### What is needed
Return the material word for word. Do not include pictures.

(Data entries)
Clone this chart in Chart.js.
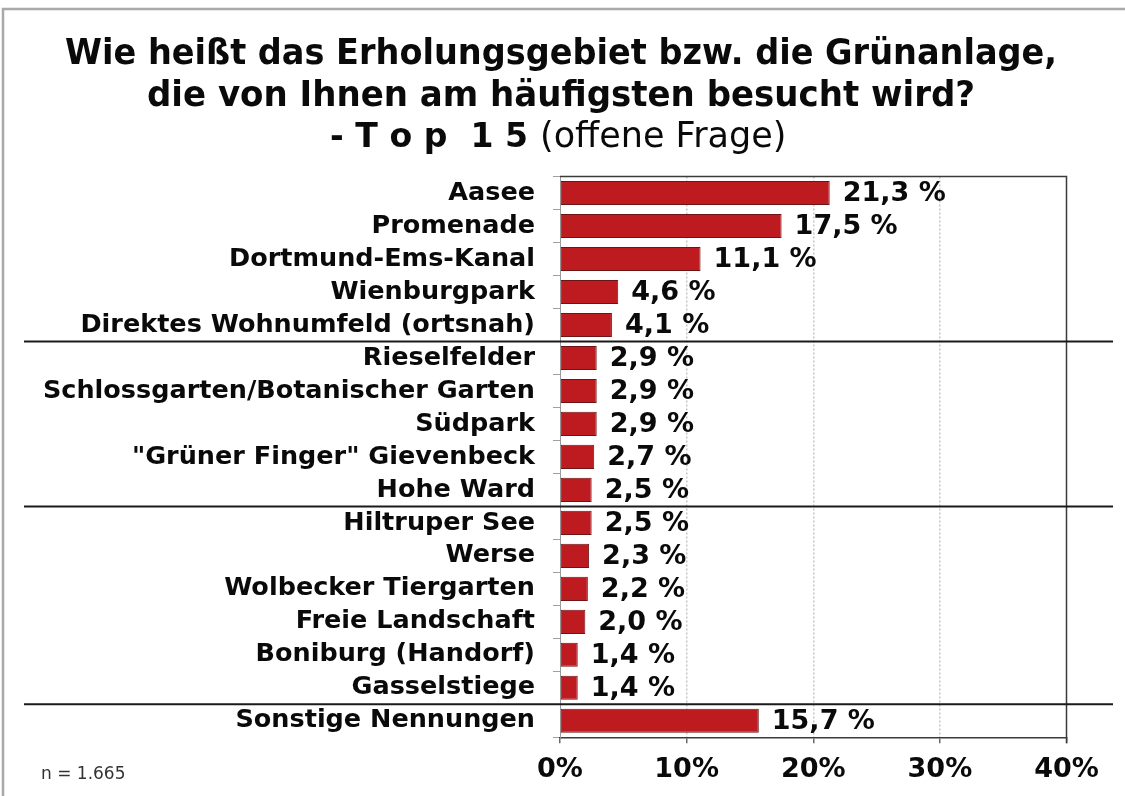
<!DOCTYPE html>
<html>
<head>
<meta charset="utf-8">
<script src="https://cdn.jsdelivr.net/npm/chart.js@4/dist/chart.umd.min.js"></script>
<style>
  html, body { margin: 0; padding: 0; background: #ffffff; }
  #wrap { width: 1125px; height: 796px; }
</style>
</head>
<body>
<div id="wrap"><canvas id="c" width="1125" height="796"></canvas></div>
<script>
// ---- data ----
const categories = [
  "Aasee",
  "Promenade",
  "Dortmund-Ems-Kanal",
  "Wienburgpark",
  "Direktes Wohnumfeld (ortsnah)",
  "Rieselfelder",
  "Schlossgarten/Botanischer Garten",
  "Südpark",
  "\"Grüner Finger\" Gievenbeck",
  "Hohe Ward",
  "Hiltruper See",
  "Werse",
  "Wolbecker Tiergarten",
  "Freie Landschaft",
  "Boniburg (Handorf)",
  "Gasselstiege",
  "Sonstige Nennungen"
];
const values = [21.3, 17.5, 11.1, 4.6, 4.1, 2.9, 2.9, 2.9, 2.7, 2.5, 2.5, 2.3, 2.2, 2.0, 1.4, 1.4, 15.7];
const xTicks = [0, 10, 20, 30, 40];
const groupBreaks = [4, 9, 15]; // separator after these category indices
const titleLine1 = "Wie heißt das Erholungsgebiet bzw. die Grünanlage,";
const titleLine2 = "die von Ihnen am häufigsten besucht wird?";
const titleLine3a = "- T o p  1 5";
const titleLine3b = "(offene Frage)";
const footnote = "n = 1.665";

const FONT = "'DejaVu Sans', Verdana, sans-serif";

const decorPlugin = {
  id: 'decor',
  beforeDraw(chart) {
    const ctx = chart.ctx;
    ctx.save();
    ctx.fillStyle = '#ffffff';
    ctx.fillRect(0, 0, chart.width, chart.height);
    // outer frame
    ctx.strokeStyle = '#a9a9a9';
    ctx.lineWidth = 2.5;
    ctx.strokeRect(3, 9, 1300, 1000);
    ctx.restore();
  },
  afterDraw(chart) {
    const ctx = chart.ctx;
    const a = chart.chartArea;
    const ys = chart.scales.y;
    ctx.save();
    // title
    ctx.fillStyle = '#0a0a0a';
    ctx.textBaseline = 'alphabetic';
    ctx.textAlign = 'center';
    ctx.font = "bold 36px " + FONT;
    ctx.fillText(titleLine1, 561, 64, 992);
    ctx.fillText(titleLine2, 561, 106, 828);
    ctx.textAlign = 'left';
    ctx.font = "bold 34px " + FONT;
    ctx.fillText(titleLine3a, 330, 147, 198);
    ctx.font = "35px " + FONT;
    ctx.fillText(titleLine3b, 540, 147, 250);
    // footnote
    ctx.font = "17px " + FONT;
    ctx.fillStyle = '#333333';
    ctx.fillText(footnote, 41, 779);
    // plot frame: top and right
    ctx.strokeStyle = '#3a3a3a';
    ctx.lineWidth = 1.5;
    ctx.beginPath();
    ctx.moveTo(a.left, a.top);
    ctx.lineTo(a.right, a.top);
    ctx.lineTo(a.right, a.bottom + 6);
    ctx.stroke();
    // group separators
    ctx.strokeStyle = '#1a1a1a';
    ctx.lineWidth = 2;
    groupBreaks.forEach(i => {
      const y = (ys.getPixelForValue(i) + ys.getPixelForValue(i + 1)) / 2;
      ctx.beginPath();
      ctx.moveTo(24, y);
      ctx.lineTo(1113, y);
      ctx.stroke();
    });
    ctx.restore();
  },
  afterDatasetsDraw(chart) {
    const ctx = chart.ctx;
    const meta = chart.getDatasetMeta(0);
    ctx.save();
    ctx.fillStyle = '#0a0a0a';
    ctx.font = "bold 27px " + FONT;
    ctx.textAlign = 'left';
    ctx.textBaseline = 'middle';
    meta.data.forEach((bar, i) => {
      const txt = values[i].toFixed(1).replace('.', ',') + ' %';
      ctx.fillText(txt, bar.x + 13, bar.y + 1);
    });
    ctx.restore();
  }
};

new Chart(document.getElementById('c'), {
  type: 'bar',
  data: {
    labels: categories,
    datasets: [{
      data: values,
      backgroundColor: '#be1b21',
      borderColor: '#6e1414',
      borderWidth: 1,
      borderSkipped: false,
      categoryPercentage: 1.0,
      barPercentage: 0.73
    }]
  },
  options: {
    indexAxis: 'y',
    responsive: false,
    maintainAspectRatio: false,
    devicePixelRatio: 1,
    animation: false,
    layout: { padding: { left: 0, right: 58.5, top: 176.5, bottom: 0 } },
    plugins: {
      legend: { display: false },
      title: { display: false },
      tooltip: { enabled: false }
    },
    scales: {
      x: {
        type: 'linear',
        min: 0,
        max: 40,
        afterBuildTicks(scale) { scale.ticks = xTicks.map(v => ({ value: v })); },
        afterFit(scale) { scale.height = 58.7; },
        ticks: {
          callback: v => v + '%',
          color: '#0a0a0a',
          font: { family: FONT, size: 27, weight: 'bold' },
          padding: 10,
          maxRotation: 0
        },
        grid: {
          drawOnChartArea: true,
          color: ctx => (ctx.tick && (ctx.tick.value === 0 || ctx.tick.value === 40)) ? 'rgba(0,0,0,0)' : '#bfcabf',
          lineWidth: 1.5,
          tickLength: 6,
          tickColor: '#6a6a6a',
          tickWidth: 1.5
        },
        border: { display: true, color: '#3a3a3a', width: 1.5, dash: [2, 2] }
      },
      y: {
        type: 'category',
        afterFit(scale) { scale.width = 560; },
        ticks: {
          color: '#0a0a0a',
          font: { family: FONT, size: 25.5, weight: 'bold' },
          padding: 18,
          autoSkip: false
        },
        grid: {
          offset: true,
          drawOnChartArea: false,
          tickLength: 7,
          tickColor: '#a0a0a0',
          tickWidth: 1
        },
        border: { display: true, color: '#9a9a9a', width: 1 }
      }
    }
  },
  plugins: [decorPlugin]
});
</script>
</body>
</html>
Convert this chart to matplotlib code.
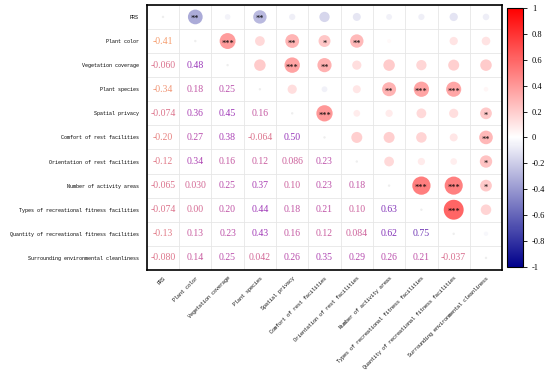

### Task response
Clone this chart in Chart.js.
<!DOCTYPE html>
<html>
<head>
<meta charset="utf-8">
<script src="https://cdn.jsdelivr.net/npm/chart.js@4/dist/chart.umd.min.js"></script>
<style>
  html, body { margin: 0; padding: 0; background: #ffffff; }
  #wrap { width: 1125px; height: 796px; }
</style>
</head>
<body>
<div id="wrap"><canvas id="c" width="1125" height="796"></canvas></div>
<script>
// ---- data ----
const categories = [
  "Aasee",
  "Promenade",
  "Dortmund-Ems-Kanal",
  "Wienburgpark",
  "Direktes Wohnumfeld (ortsnah)",
  "Rieselfelder",
  "Schlossgarten/Botanischer Garten",
  "Südpark",
  "\"Grüner Finger\" Gievenbeck",
  "Hohe Ward",
  "Hiltruper See",
  "Werse",
  "Wolbecker Tiergarten",
  "Freie Landschaft",
  "Boniburg (Handorf)",
  "Gasselstiege",
  "Sonstige Nennungen"
];
const values = [21.3, 17.5, 11.1, 4.6, 4.1, 2.9, 2.9, 2.9, 2.7, 2.5, 2.5, 2.3, 2.2, 2.0, 1.4, 1.4, 15.7];
const xTicks = [0, 10, 20, 30, 40];
const groupBreaks = [4, 9, 15]; // separator after these category indices
const titleLine1 = "Wie heißt das Erholungsgebiet bzw. die Grünanlage,";
const titleLine2 = "die von Ihnen am häufigsten besucht wird?";
const titleLine3a = "- T o p  1 5";
const titleLine3b = "(offene Frage)";
const footnote = "n = 1.665";

const FONT = "'DejaVu Sans', Verdana, sans-serif";

const decorPlugin = {
  id: 'decor',
  beforeDraw(chart) {
    const ctx = chart.ctx;
    ctx.save();
    ctx.fillStyle = '#ffffff';
    ctx.fillRect(0, 0, chart.width, chart.height);
    // outer frame
    ctx.strokeStyle = '#a9a9a9';
    ctx.lineWidth = 2.5;
    ctx.strokeRect(3, 9, 1300, 1000);
    ctx.restore();
  },
  afterDraw(chart) {
    const ctx = chart.ctx;
    const a = chart.chartArea;
    const ys = chart.scales.y;
    ctx.save();
    // title
    ctx.fillStyle = '#0a0a0a';
    ctx.textBaseline = 'alphabetic';
    ctx.textAlign = 'center';
    ctx.font = "bold 36px " + FONT;
    ctx.fillText(titleLine1, 561, 64, 992);
    ctx.fillText(titleLine2, 561, 106, 828);
    ctx.textAlign = 'left';
    ctx.font = "bold 34px " + FONT;
    ctx.fillText(titleLine3a, 330, 147, 198);
    ctx.font = "35px " + FONT;
    ctx.fillText(titleLine3b, 540, 147, 250);
    // footnote
    ctx.font = "17px " + FONT;
    ctx.fillStyle = '#333333';
    ctx.fillText(footnote, 41, 779);
    // plot frame: top and right
    ctx.strokeStyle = '#3a3a3a';
    ctx.lineWidth = 1.5;
    ctx.beginPath();
    ctx.moveTo(a.left, a.top);
    ctx.lineTo(a.right, a.top);
    ctx.lineTo(a.right, a.bottom + 6);
    ctx.stroke();
    // group separators
    ctx.strokeStyle = '#1a1a1a';
    ctx.lineWidth = 2;
    groupBreaks.forEach(i => {
      const y = (ys.getPixelForValue(i) + ys.getPixelForValue(i + 1)) / 2;
      ctx.beginPath();
      ctx.moveTo(24, y);
      ctx.lineTo(1113, y);
      ctx.stroke();
    });
    ctx.restore();
  },
  afterDatasetsDraw(chart) {
    const ctx = chart.ctx;
    const meta = chart.getDatasetMeta(0);
    ctx.save();
    ctx.fillStyle = '#0a0a0a';
    ctx.font = "bold 27px " + FONT;
    ctx.textAlign = 'left';
    ctx.textBaseline = 'middle';
    meta.data.forEach((bar, i) => {
      const txt = values[i].toFixed(1).replace('.', ',') + ' %';
      ctx.fillText(txt, bar.x + 13, bar.y + 1);
    });
    ctx.restore();
  }
};

new Chart(document.getElementById('c'), {
  type: 'bar',
  data: {
    labels: categories,
    datasets: [{
      data: values,
      backgroundColor: '#be1b21',
      borderColor: '#6e1414',
      borderWidth: 1,
      borderSkipped: false,
      categoryPercentage: 1.0,
      barPercentage: 0.73
    }]
  },
  options: {
    indexAxis: 'y',
    responsive: false,
    maintainAspectRatio: false,
    devicePixelRatio: 1,
    animation: false,
    layout: { padding: { left: 0, right: 58.5, top: 176.5, bottom: 0 } },
    plugins: {
      legend: { display: false },
      title: { display: false },
      tooltip: { enabled: false }
    },
    scales: {
      x: {
        type: 'linear',
        min: 0,
        max: 40,
        afterBuildTicks(scale) { scale.ticks = xTicks.map(v => ({ value: v })); },
        afterFit(scale) { scale.height = 58.7; },
        ticks: {
          callback: v => v + '%',
          color: '#0a0a0a',
          font: { family: FONT, size: 27, weight: 'bold' },
          padding: 10,
          maxRotation: 0
        },
        grid: {
          drawOnChartArea: true,
          color: ctx => (ctx.tick && (ctx.tick.value === 0 || ctx.tick.value === 40)) ? 'rgba(0,0,0,0)' : '#bfcabf',
          lineWidth: 1.5,
          tickLength: 6,
          tickColor: '#6a6a6a',
          tickWidth: 1.5
        },
        border: { display: true, color: '#3a3a3a', width: 1.5, dash: [2, 2] }
      },
      y: {
        type: 'category',
        afterFit(scale) { scale.width = 560; },
        ticks: {
          color: '#0a0a0a',
          font: { family: FONT, size: 25.5, weight: 'bold' },
          padding: 18,
          autoSkip: false
        },
        grid: {
          offset: true,
          drawOnChartArea: false,
          tickLength: 7,
          tickColor: '#a0a0a0',
          tickWidth: 1
        },
        border: { display: true, color: '#9a9a9a', width: 1 }
      }
    }
  },
  plugins: [decorPlugin]
});
</script>
</body>
</html>
Convert this chart to matplotlib code.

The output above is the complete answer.